Il fantino non ti convince? Non fare lo scettico disfattista. Limitati a far trapelare qualche sommessa perplessità. La potrai portare all’incasso la sera del Palio, se avete fatto una bella figura di merda, presentandola con l’immancabile “io che t’avevo detto?”.

Il cavallo da terzo, poi, secondo, poi primo e ridiventato ottavo? Fattene una ragione e spera che vi tocchi un buon posto al canape. Sì lo so, stai già pensando a come andrà a finire, ma lo pensano anche quelli intorno a te e gli fumano dimolto gli zibidei: non fare il cacacazzi. Tientelo per te.

E’ la sera della prova generale: sei sicuro di essere ok? Hai curato l’abbigliamento? Per le ragazze è d’obbligo il look strafaiga. Per gli uomini sì e no. Giacca e cravatta? Se la mettono i dirigenti e quelli che non sono dirigenti ma gli garberebbe parecchio esserlo. Dando per scontato che non sei del primo tipo, vedi tu se ti senti del secondo. Nel qual caso attrezzati e, alle prossime elezioni, in società comincia a girarci per tempo. Alzati in piedi quando si intona l’inno; partecipa a qualche coro: se volevi stare zitto potevi startene a casa tua, mutria! Mostrati convinto dal discorso del Priore e ancor più da quello del Capitano. Non fare il bastian contrario per principio, che se il Capitano dice “buonasera”, mugugni fra te e te “buona sera ‘na sega”. Quello è Francesco Nuti e con questa battuta ci ha già fatto ridere lui. Fai il positivo: vedrai che alla fine stai meglio anche tu.

 

Il grande giorno e poi

E ci siamo. E’ il giorno del Palio. Ora non ci son più categorie: non ci sono d.o.c.g., né quattrogiornisti; non ragazzi, né anziani o citterelle. C’è un popolo che sta male da cani e basta. Se al Maria Mater, quand’è uscito il cavallo di chiesa, ti viene il groppo alla gola è normale.

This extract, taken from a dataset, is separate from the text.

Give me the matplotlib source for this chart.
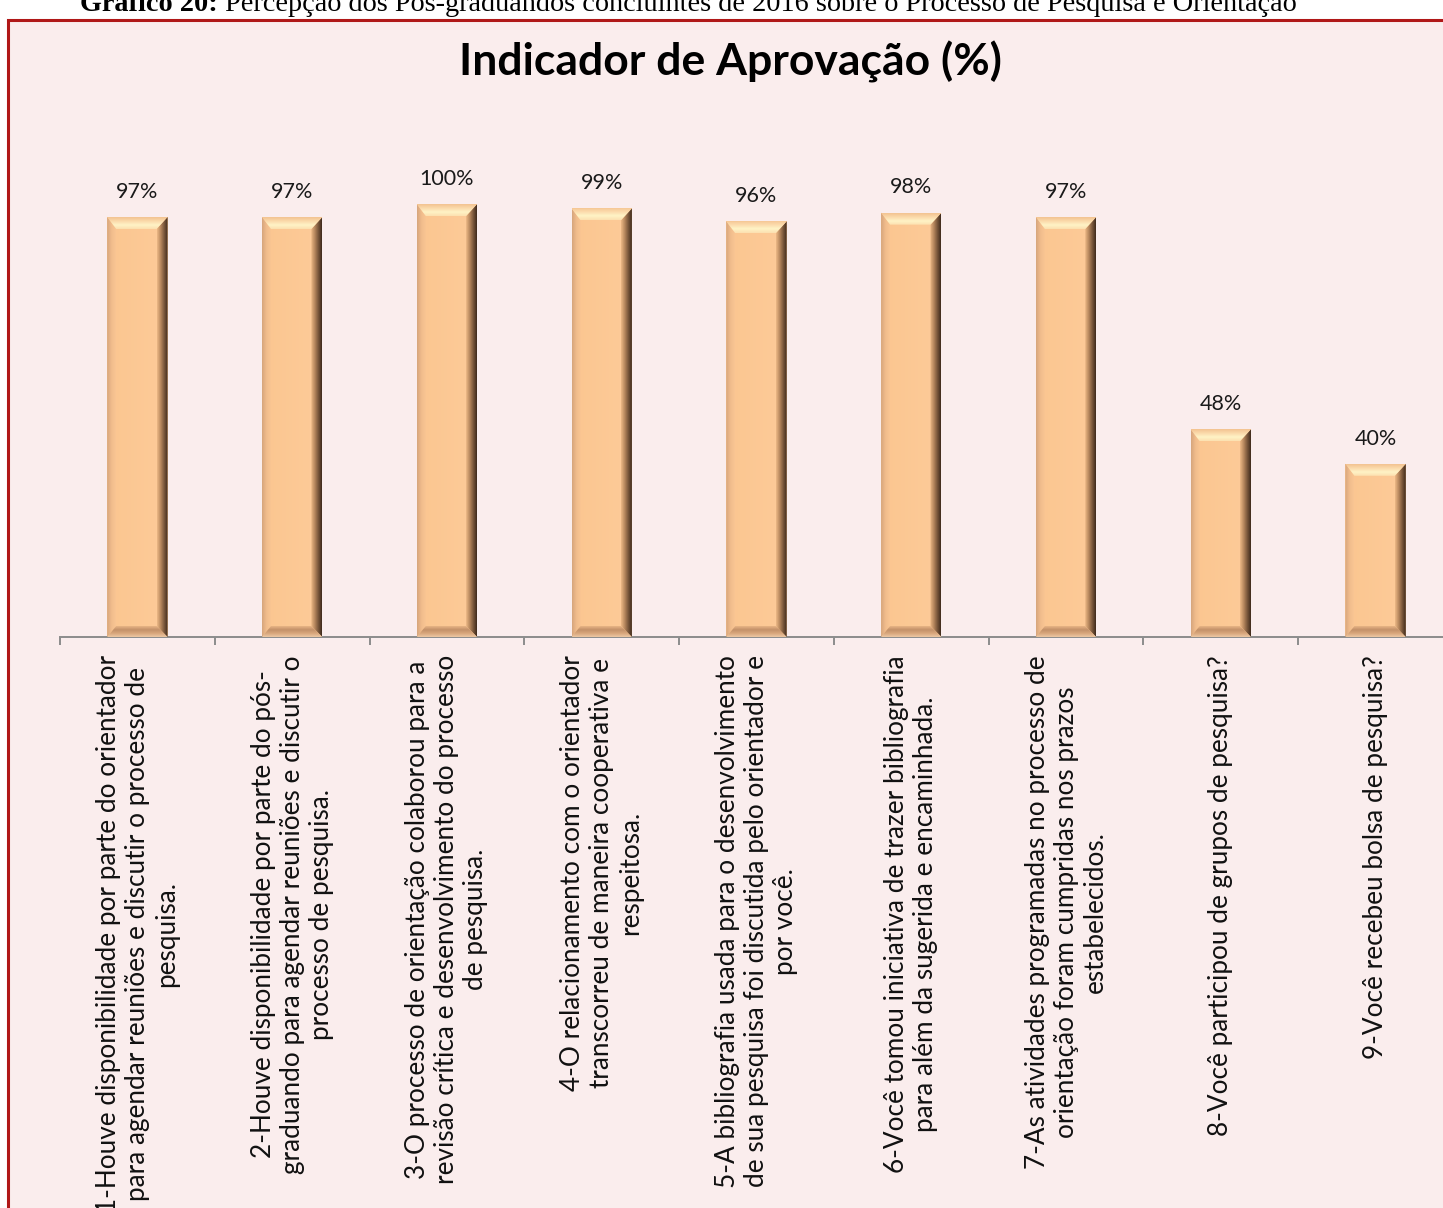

Fra qualche ora sarà tutto consegnato alla storia. O bene o male che sia andato. Frequentatori assidui, frequentatori sporadici, ragazzi, vecchi…saranno un popolo solo che ha condiviso – non importa se con sfumature diversificate – quattro giorni di esaltazione, sofferenza, speranza e amore. Ognuno ha dentro, ora, anche questo, di ricordi da raccontare.

Ci si vede all’assemblea per la relazione del Capitano. Vieni, stavolta. Quelli che ci sono sempre venuti – stai tranquillo – ti abbracceranno e ti saluteranno perché l’appartenenza è appartenenza. Ci saremo tutti: ragazzi, adulti, uomini, donne. Anche noi vecchi.

Dacci solo il tempo di cambiarci l’infame gilet da anziani.